▶ **The request**
Please, without the pictures, retype exactly the lines from the start of the material through the line that holds "Chart.register(...registerables);".

▶ **Data provided**

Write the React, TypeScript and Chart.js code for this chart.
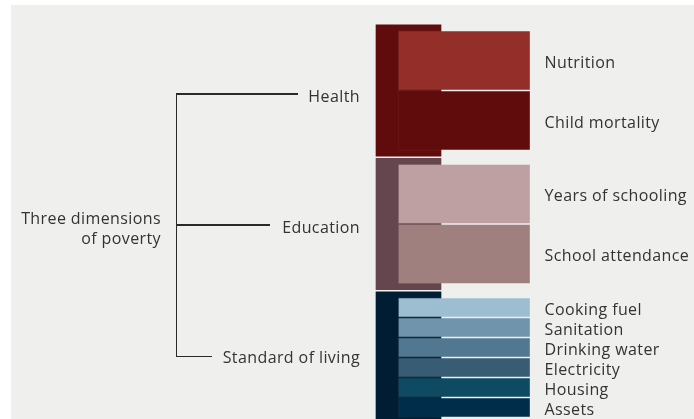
import React, { useEffect, useRef, useState } from "react";
import { Chart, registerables } from "chart.js";

Chart.register(...registerables);

// ---- Data ----
const rootLabel = ["Three dimensions", "of poverty"];
const dimensions = ["Health", "Education", "Standard of living"];
const dimensionWeights = [1 / 3, 1 / 3, 1 / 3];
const dimensionColors = ["#600c0c", "#66464e", "#011d33"];

const indicators = [
  "Nutrition",
  "Child mortality",
  "Years of schooling",
  "School attendance",
  "Cooking fuel",
  "Sanitation",
  "Drinking water",
  "Electricity",
  "Housing",
  "Assets",
];
const indicatorDimension = [0, 0, 1, 1, 2, 2, 2, 2, 2, 2];
const indicatorWeights = [
  1 / 6, 1 / 6,
  1 / 6, 1 / 6,
  1 / 18, 1 / 18, 1 / 18, 1 / 18, 1 / 18, 1 / 18,
];
const indicatorColors = [
  "#932e28", "#600c0c",
  "#bea0a3", "#9f807e",
  "#9dbdd0", "#7094ab", "#527891", "#385c74", "#0e4a62", "#002e4a",
];

const GROUP_GAP = 0.0375; // gap between dimension groups, in weight units

// ---- Build ranges ----
const dimStarts: number[] = [];
{
  let acc = 0;
  dimensionWeights.forEach((w, i) => {
    dimStarts.push(acc + i * GROUP_GAP);
    acc += w;
  });
}
const dimRanges = dimensionWeights.map((w, i) => [
  dimStarts[i] - GROUP_GAP / 2,
  dimStarts[i] + w + GROUP_GAP / 2,
]);
const indRanges: number[][] = [];
{
  const cursor = dimStarts.slice();
  indicatorWeights.forEach((w, i) => {
    const d = indicatorDimension[i];
    indRanges.push([cursor[d], cursor[d] + w]);
    cursor[d] += w;
  });
}

const BOX_W = 683;
const BOX_H = 414;
const FONT = "'Open Sans', Lato, sans-serif";
const TEXT = "#333";

export default function App() {
  const ref = useRef<HTMLCanvasElement | null>(null);
  const [labelPos, setLabelPos] = useState<{ x: number; y: number }[]>([]);

  useEffect(() => {
    if (!ref.current) return;
    const chart = new Chart(ref.current, {
      type: "bar",
      data: {
        datasets: [
          {
            label: "Indicators",
            data: indRanges.map((r) => ({ x: 1, y: r })) as any,
            backgroundColor: indicatorColors,
            borderColor: "rgba(255,255,255,0.06)",
            borderWidth: 1,
            borderSkipped: false,
            barThickness: 132.5,
            grouped: false,
            order: 0,
          } as any,
          {
            label: "Dimensions",
            data: dimRanges.map((r) => ({ x: 0, y: r })) as any,
            backgroundColor: dimensionColors,
            borderColor: "rgba(255,255,255,0.1)",
            borderWidth: 1,
            borderSkipped: false,
            barThickness: 67,
            grouped: false,
            order: 1,
          } as any,
        ],
      },
      options: {
        animation: false,
        responsive: false,
        events: [],
        layout: { padding: 0 },
        plugins: { legend: { display: false }, tooltip: { enabled: false } },
        scales: {
          x: { type: "linear", min: -7.13, max: 5.121, display: false, offset: false, bounds: "data" } as any,
          y: { type: "linear", min: -0.07083, max: 1.07917, reverse: true, display: false, bounds: "data" } as any,
        },
      },
    });
    const meta = chart.getDatasetMeta(0);
    setLabelPos(
      meta.data.map((el: any) => ({ x: el.x + el.width / 2, y: (el.y + el.base) / 2 }))
    );
    return () => chart.destroy();
  }, []);

  const txt: React.CSSProperties = {
    position: "absolute",
    fontFamily: FONT,
    fontSize: 16,
    letterSpacing: 0.4,
    color: TEXT,
    whiteSpace: "nowrap",
    lineHeight: "20px",
  };
  const line = (l: number, t: number, w: number, h: number): React.CSSProperties => ({
    position: "absolute",
    left: l,
    top: t,
    width: w,
    height: h,
    background: "#2a2a2a",
  });

  const dimLabelY = [90.7, 221.7, 351.7];
  const dimLineY = [88.3, 219.3, 351];
  const dimLineEnd = [287, 259, 201];

  return (
    <div
      style={{
        position: "fixed",
        left: 11,
        top: 5,
        width: BOX_W,
        height: BOX_H,
        background: "#efefed",
        overflow: "hidden",
      }}
    >
      <canvas ref={ref} width={BOX_W} height={BOX_H} style={{ position: "absolute", left: 0, top: 0 }} />
      {/* bracket */}
      <div style={line(165, dimLineY[0], 1.4, dimLineY[2] - dimLineY[0] + 1.4)} />
      {dimensions.map((d, i) => (
        <div key={"l" + d} style={line(165, dimLineY[i], dimLineEnd[i] - 165, 1.4)} />
      ))}
      {dimensions.map((d, i) => (
        <div
          key={d}
          style={{ ...txt, right: BOX_W - 349, top: dimLabelY[i] - 10, textAlign: "right" }}
        >
          {d}
        </div>
      ))}
      <div style={{ ...txt, right: BOX_W - 150, top: 203.3, textAlign: "right" }}>
        {rootLabel[0]}
        <br />
        {rootLabel[1]}
      </div>
      {labelPos.map((p, i) => (
        <div key={indicators[i]} style={{ ...txt, left: p.x + 14, top: p.y - 8.5 }}>
          {indicators[i]}
        </div>
      ))}
    </div>
  );
}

▶ **Problem solution**
Write the React, TypeScript and Chart.js code for this chart.
import React, { useEffect, useRef, useState } from "react";
import { Chart, registerables } from "chart.js";

Chart.register(...registerables);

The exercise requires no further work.